The Schwarzschild radius is the coordinate radius, so is the Schwarzschild circumference, ok? What is the real circumference at the local metrics? Infinite?

I don't understand what is a "local metric.". The optical metric corresponding to the Schwarzschild metric is the hyperbolic Beltramic metric, and the radius is not Euclidean. Ehrenfest explained the difference as a "Lorentz contraction" of rulers placed along the circumference in the direction of rotation. This was right, but for the wrong reason! The boundary of the disc where the metric  becomes singular is unattainable. There is nothing strange about that; it is the boundary of the hyperbolic world. 

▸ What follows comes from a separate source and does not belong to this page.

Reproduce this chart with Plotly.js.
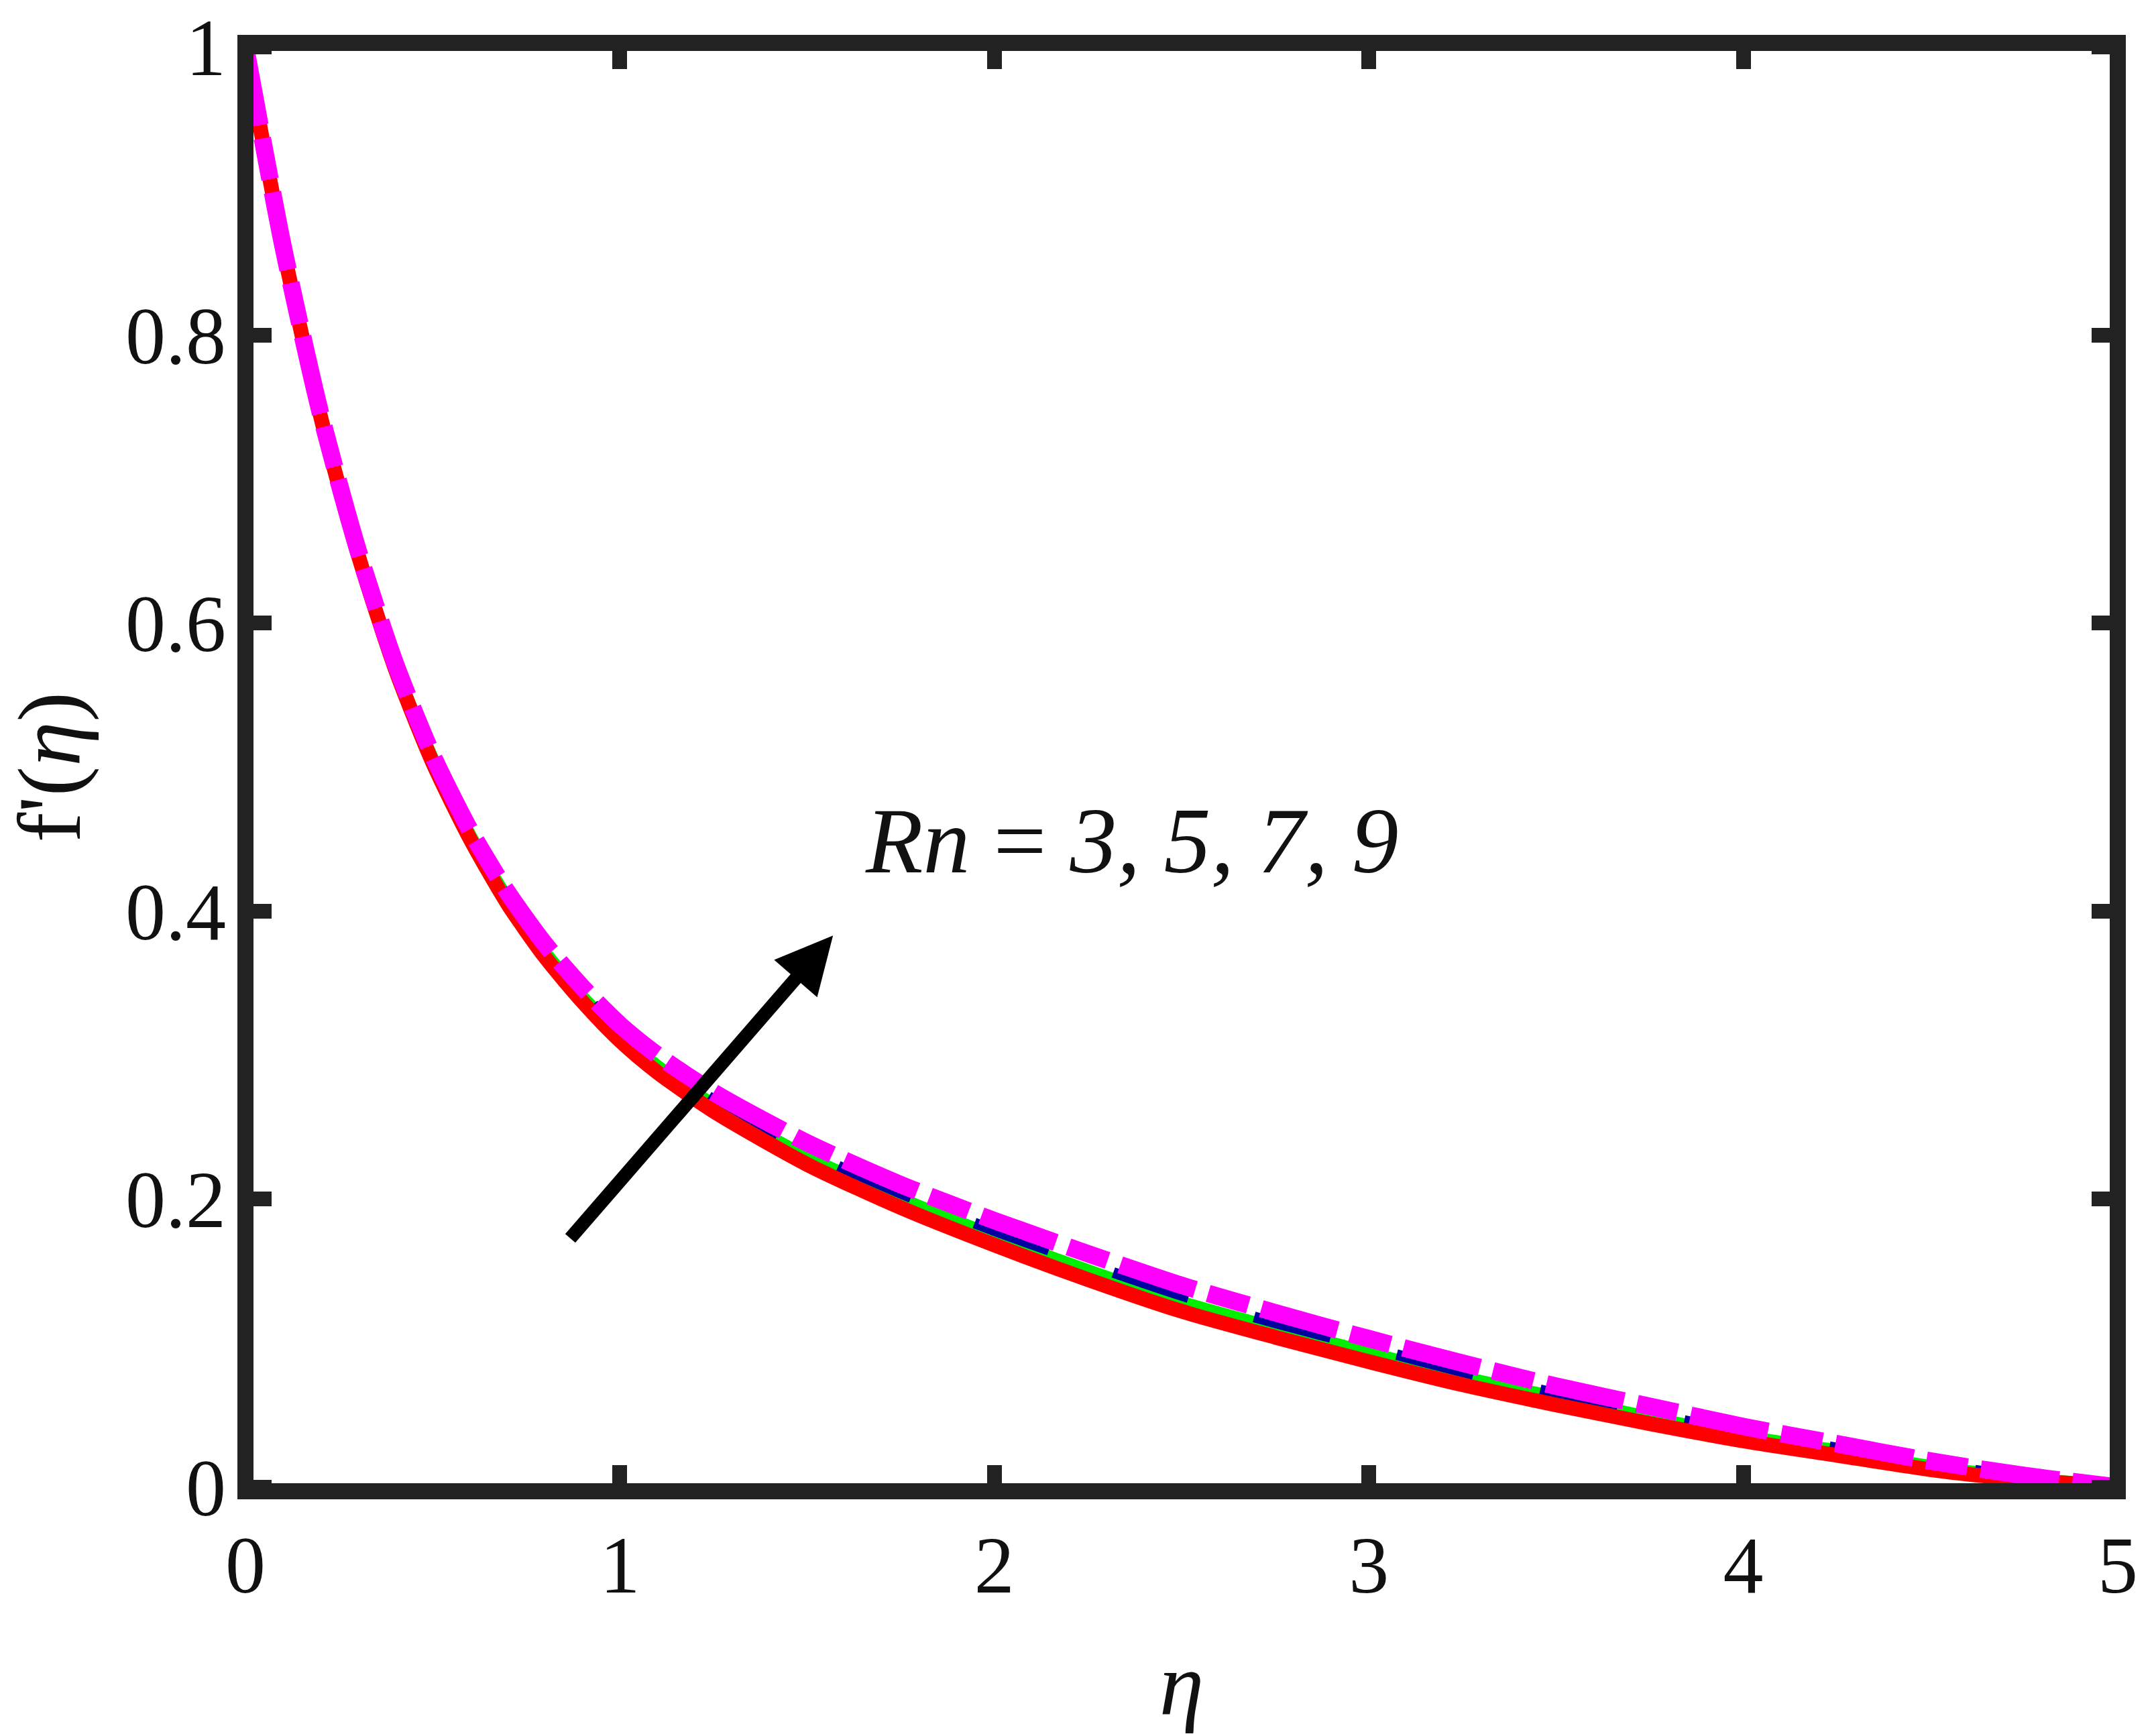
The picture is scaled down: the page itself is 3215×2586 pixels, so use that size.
<!DOCTYPE html>
<html>
<head>
<meta charset="utf-8">
<script src="https://cdn.plot.ly/plotly-3.0.1.min.js"></script>
<style>
  html, body { margin: 0; padding: 0; background: #fff; }
  #chart { width: 3215px; height: 2586px; }
</style>
</head>
<body>
<div id="chart"></div>
<script>
// Velocity profile f'(eta) for Rn = 3, 5, 7, 9

const eta = [0, 0.1, 0.2, 0.3, 0.4, 0.5, 0.6, 0.7, 0.8, 0.9, 1.0, 1.1,
             1.25, 1.5, 1.75, 2.0, 2.25, 2.5, 2.75, 3.0, 3.25, 3.5, 3.75, 4.0, 4.25, 4.5, 4.75, 5.0];

const fpRn3 = [1.0, 0.861, 0.744, 0.648, 0.568, 0.503, 0.450, 0.405, 0.368, 0.337, 0.310, 0.288,
               0.261, 0.224, 0.194, 0.168, 0.144, 0.122, 0.104, 0.087, 0.071, 0.057, 0.044, 0.032, 0.022, 0.012, 0.005, 0.0];
const fpRn5 = [1.0, 0.861, 0.745, 0.649, 0.569, 0.505, 0.452, 0.408, 0.371, 0.340, 0.314, 0.292,
               0.265, 0.229, 0.200, 0.174, 0.150, 0.128, 0.110, 0.093, 0.076, 0.062, 0.048, 0.035, 0.025, 0.014, 0.006, 0.0];
const fpRn7 = [1.0, 0.862, 0.745, 0.650, 0.570, 0.506, 0.454, 0.410, 0.373, 0.343, 0.317, 0.296,
               0.269, 0.233, 0.204, 0.178, 0.155, 0.133, 0.114, 0.097, 0.080, 0.065, 0.051, 0.038, 0.027, 0.016, 0.007, 0.0];
const fpRn9 = [1.0, 0.862, 0.746, 0.651, 0.572, 0.508, 0.456, 0.413, 0.377, 0.347, 0.321, 0.300,
               0.274, 0.239, 0.210, 0.185, 0.162, 0.140, 0.121, 0.103, 0.086, 0.070, 0.056, 0.042, 0.030, 0.018, 0.008, 0.0];

const xTicks = [0, 1, 2, 3, 4, 5];
const yTicks = [0, 0.2, 0.4, 0.6, 0.8, 1];

const serif = "'Liberation Serif', 'Times New Roman', Times, serif";
const frame = '#222222';

function curve(y, color, width, dash) {
    return {
        x: eta, y: y,
        type: 'scatter', mode: 'lines',
        line: {color: color, width: width, dash: dash, shape: 'spline', smoothing: 0.7},
        hoverinfo: 'skip', showlegend: false
    };
}

// drawn bottom to top: green, blue, red, magenta
const traces = [
    curve(fpRn5, '#00ee00', 20, 'solid'),
    curve(fpRn7, '#0000a0', 16, '118px,102px'),
    curve(fpRn3, '#ff0000', 22, 'solid'),
    curve(fpRn9, '#ff00ff', 26, '118px,20px,62px,20px')
];

const axisCommon = {
    showgrid: false,
    zeroline: false,
    showline: false,
    mirror: 'ticks',
    ticks: 'inside',
    ticklen: 39,
    tickwidth: 22,
    tickcolor: frame,
    tickfont: {family: serif, size: 120, color: '#111'}
};

const layout = {
    width: 3215,
    height: 2586,
    paper_bgcolor: '#ffffff',
    plot_bgcolor: '#ffffff',
    margin: {l: 366, r: 57, t: 64, b: 362},
    xaxis: Object.assign({}, axisCommon, {
        range: [-0.0002, 5.0002],
        tickvals: xTicks,
        ticktext: xTicks.map(String),
        ticklabelstandoff: 30,
        title: {text: '<i>η</i>', font: {family: serif, size: 134, color: '#111'}, standoff: 70}
    }),
    yaxis: Object.assign({}, axisCommon, {
        range: [-0.003, 1.003],
        tickvals: yTicks,
        ticktext: yTicks.map(String),
        ticklabelstandoff: 28,
        title: {text: "f'(<i>η</i>)", font: {family: serif, size: 134, color: '#111'}, standoff: 40}
    }),
    shapes: [
        {
            type: 'rect', xref: 'paper', yref: 'paper',
            x0: 0, x1: 1, y0: 0, y1: 1,
            line: {color: frame, width: 24},
            layer: 'above'
        }
    ],
    annotations: [
        {
            x: 2.367, y: 0.449, xref: 'x', yref: 'y',
            text: '<i>Rn</i> = <i>3, 5, 7, 9</i>',
            showarrow: false,
            font: {family: serif, size: 140, color: '#111'}
        },
        {
            x: 1.569, y: 0.383, ax: 0.865, ay: 0.172,
            xref: 'x', yref: 'y', axref: 'x', ayref: 'y',
            text: '',
            showarrow: true,
            arrowhead: 2,
            arrowsize: 0.85,
            arrowwidth: 20,
            arrowcolor: '#000000'
        }
    ]
};

Plotly.newPlot('chart', traces, layout, {displayModeBar: false, staticPlot: true});
</script>
</body>
</html>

With "local metrics" I mean measuring scales for individual observers in a gravity well, underlining the difference between distances measured by local observers  and coordinate distances (measured by distant observers).

If gravity is geometry then there is no distinction. Why do local and distant observers see different geometries?

For the same reason that observers see at relativistic speed each other as shorter, I think.

Why should gravity be a relativistic effect when it is related to the static geometry of the system?